I don’t mean to imply that the novel’s content and story are not harrowing. Indeed, what Blessing has to live through seems almost impossible. But she is so open and honest, that we can never give up on her or on the book. Watson does an excellent job of setting the scene, giving me a real sense of Blessing’s world.
“The air smelled like a book unopened for a very long time, and smokey, as though the ground had been on fire.”
Blessing is not wise beyond her years, which allows readers to learn about her Nigerian world and culture along with her. I felt I knew Blessing deep in her soul, recognizing the way she looks at the world.
“I tried to close my imagination, but it stayed open like a book that has been read too often.”
Blessing does have a natural gift for midwifery, a choice that keeps the plot moving forward as well as extending the metaphor for her coming into her own life. It’s a gift that bonds her to her grandmother, a critical element to the choices she will have to make.
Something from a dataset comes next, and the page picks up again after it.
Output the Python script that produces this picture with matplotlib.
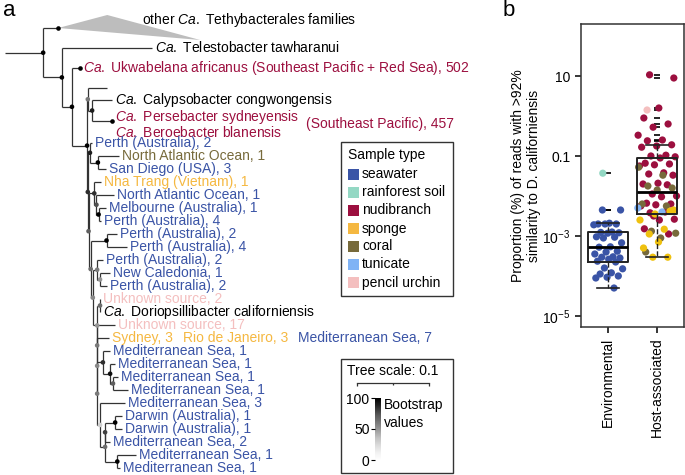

Opening this book without much previous knowledge about Nigeria, I learned a great deal about government corruption, American influence and even the youth militias. I was heartbroken, along with Blessing, when her brother Ezekiel’s promise as a physician is thwarted by circumstance and neglect. We come to understand why the violent militia holds appeal to young men without many other options.
Best of all, Watson does not try to provide simple questions or solutions. Like in life, her characters are flawed and multi-dimensional. None are all good or all bad. Choices must be made. Priorities change. Despite the novel’s foreign locale and life-or-death scenarios, the story spoke to me on a personal level. Quite an achievement for this author’s first time out.
One thought on “Tiny Sunbirds, Far Away — a stunning debut novel”
I want to read this. The quote about the book reminds me of a quote I read recently (where. oh where??- was it in O’Brien’s The Things They Carried?) that death is like being shut up in the pages of an old book, on a high shelf.